To compute the accuracy of an FFT, we compare the transform of uniform pseudorandom numbers in [-0.5,0.5) with the output of an arbitrary-precision arithmetic FFT (with > 40 decimal places of accuracy). This is the forward error, defined as compare(FFT(x), exactFFT(x)). We also compute the backward error, by finding the input to the arbitrary-precision FFT that gives the same output; i.e. compare(exactInverseFFT(FFT(x)), x).

To compare two arrays, we use

compare(a, b) = ||a – b||n / ||b||n
where ||x||n is the Ln norm of the vector x, defined by:
||x||n = (sum |xi|n)1/n

We compute the error for the L1, L2, and L [= max(|xi|)] norms.

For random input, the L2 forward error of a well-implemented FFT routine grows as O(√log N), where N is the size of the transform (see also our commentary). Because the Fourier transform is a unitary linear transformation, the backward L2 error is equal to the forward L2 error (at least for the complex transform). No such equality exists for the other norms. We computed the backward errors as an additional consistency check, but we do not mean to attach any particular significance to them.

On a given platform, the same random inputs are used for all transforms of the same size and type. Our benchmark program can currently measure the accuracy of 1D transforms only (both complex and real).

Reporting

The plots on our web page contain a selection of the results and the complete, raw data are also available from our ftp site.

Plots

In our graphs of FFT accuracy, we plot the L2 forward error for each FFT, on a log scale, as a function of size.

In order to keep the graphs readable, however, we only plot the "worst" results. That is, when a particular code has several variants (different radices, calling options, etcetera), we only plot the variant that is "on average" the least accurate (with a few exceptions, for codes of particular interest or for variants with radically different characteristics). We also only plot either the forward or the backward transform accuracy, whichever is worse "on average".

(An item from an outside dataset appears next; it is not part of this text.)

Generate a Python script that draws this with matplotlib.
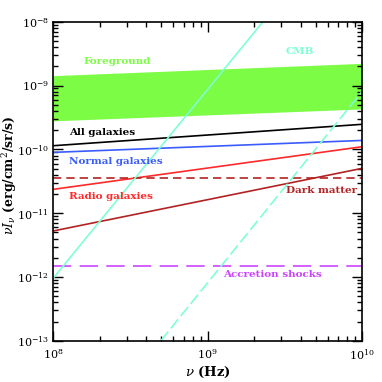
import matplotlib
matplotlib.use("Agg")
import matplotlib.pyplot as plt
from matplotlib.ticker import LogLocator, NullFormatter

plt.rcParams["font.family"] = ["DejaVu Serif"]
plt.rcParams["mathtext.fontset"] = "dejavuserif"

# frequency range (Hz) for the two-point power-law lines
nu_ends = [1e8, 1e10]

# foreground band, lower / upper edge
fg_low = [2.8e-10, 4.3e-10]
fg_high = [1.43e-9, 2.23e-9]

all_gal = [1.14e-10, 2.47e-10]
normal_gal = [8.97e-11, 1.38e-10]
radio_gal = [2.36e-11, 1.10e-10]
dark_matter = [5.25e-12, 5.04e-11]
dark_matter_flat = [3.5e-11, 3.5e-11]
accretion = [1.48e-12, 1.48e-12]

# CMB lines (endpoints)
cmb_nu = [1e8, 2.28e9]
cmb_val = [9.5e-13, 1e-8]
cmb2_nu = [4.98e8, 1e10]
cmb2_val = [1e-13, 8.1e-10]

c_green = "#7cfc45"
c_cmb = "#7fffd4"
c_red = "#ff2a2a"
c_dark = "#b22222"
c_blue = "#3a5cff"
c_mag = "#cc44ff"

fig = plt.figure(figsize=(3.82, 3.82), dpi=100)
ax = fig.add_axes([0.139, 0.108, 0.809, 0.835])

ax.fill_between(nu_ends, fg_low, fg_high, color=c_green, lw=0)
ax.plot(nu_ends, all_gal, color="black", lw=1.2)
ax.plot(nu_ends, normal_gal, color=c_blue, lw=1.2)
ax.plot(nu_ends, radio_gal, color=c_red, lw=1.2)
ax.plot(nu_ends, dark_matter, color=c_dark, lw=1.2)
ax.plot(nu_ends, dark_matter_flat, color=c_dark, lw=1.2, dashes=(5, 3))
ax.plot(nu_ends, accretion, color=c_mag, lw=1.2, dashes=(11, 5))
ax.plot(cmb_nu, cmb_val, color=c_cmb, lw=1.2)
ax.plot(cmb2_nu, cmb2_val, color=c_cmb, lw=1.2, dashes=(7, 2.5))

ax.set_xscale("log")
ax.set_yscale("log")
ax.set_xlim(1e8, 1e10)
ax.set_ylim(1e-13, 1e-8)

ax.xaxis.set_minor_locator(LogLocator(base=10, subs=range(2, 10), numticks=20))
ax.yaxis.set_minor_locator(LogLocator(base=10, subs=range(2, 10), numticks=20))
ax.xaxis.set_minor_formatter(NullFormatter())
ax.yaxis.set_minor_formatter(NullFormatter())
ax.tick_params(which="both", direction="in", top=True, right=True, width=1.0,
               labelsize=8)
ax.tick_params(which="major", length=7, pad=3)
ax.tick_params(axis="x", which="major", pad=5)
ax.tick_params(which="minor", length=3.5)
for s in ax.spines.values():
    s.set_linewidth(1.2)

ax.set_xlabel(r"$\nu$ (Hz)", fontsize=9.5, fontweight="bold", labelpad=2)
ax.set_ylabel(r"$\nu I_\nu$ (erg/cm$^2$/sr/s)", fontsize=9, fontweight="bold")
ax.yaxis.set_label_coords(-0.11, 0.52)

txt = dict(fontsize=7.5, fontweight="bold", transform=ax.transAxes, va="center")
ax.text(0.097, 0.874, "Foreground", color=c_green, **txt)
ax.text(0.752, 0.906, "CMB", color=c_cmb, **txt)
ax.text(0.052, 0.652, "All galaxies", color="black", **txt)
ax.text(0.052, 0.561, "Normal galaxies", color=c_blue, **txt)
ax.text(0.052, 0.451, "Radio galaxies", color=c_red, **txt)
ax.text(0.985, 0.470, "Dark matter", color=c_dark, ha="right",
        fontsize=7.5, fontweight="bold", transform=ax.transAxes, va="center")
ax.text(0.55, 0.208, "Accretion shocks", color=c_mag, **txt)

fig.savefig("out.png", dpi=100)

To quantify the "average" accuracy of a routine, and also to reorder the plot legend for improved readability, we define a plot rank for each FFT as follows. First, for each transform size in a plot, we compute a rank = log(error for FFT) / log(error for best FFT for that size). Then, the plot rank of a given FFT is defined as the median of its ranks for all sizes in the plot. The plot rank is only a convenient heuristic to produce useful plots, and it should not be interpreted as an absolute measure of accuracy.

Raw data files

In the raw benchmark data output, the accuracy for all routines, for both forward and backward transforms, is collected in the file host.accuracy in the space-delimited format:

name-of-code transform-type transform-size forward-L1 forward-L2 forward-L backward-L1 backward-L2 backward-L

where transform-type is a four-character string as described in our speed benchmark methodology page.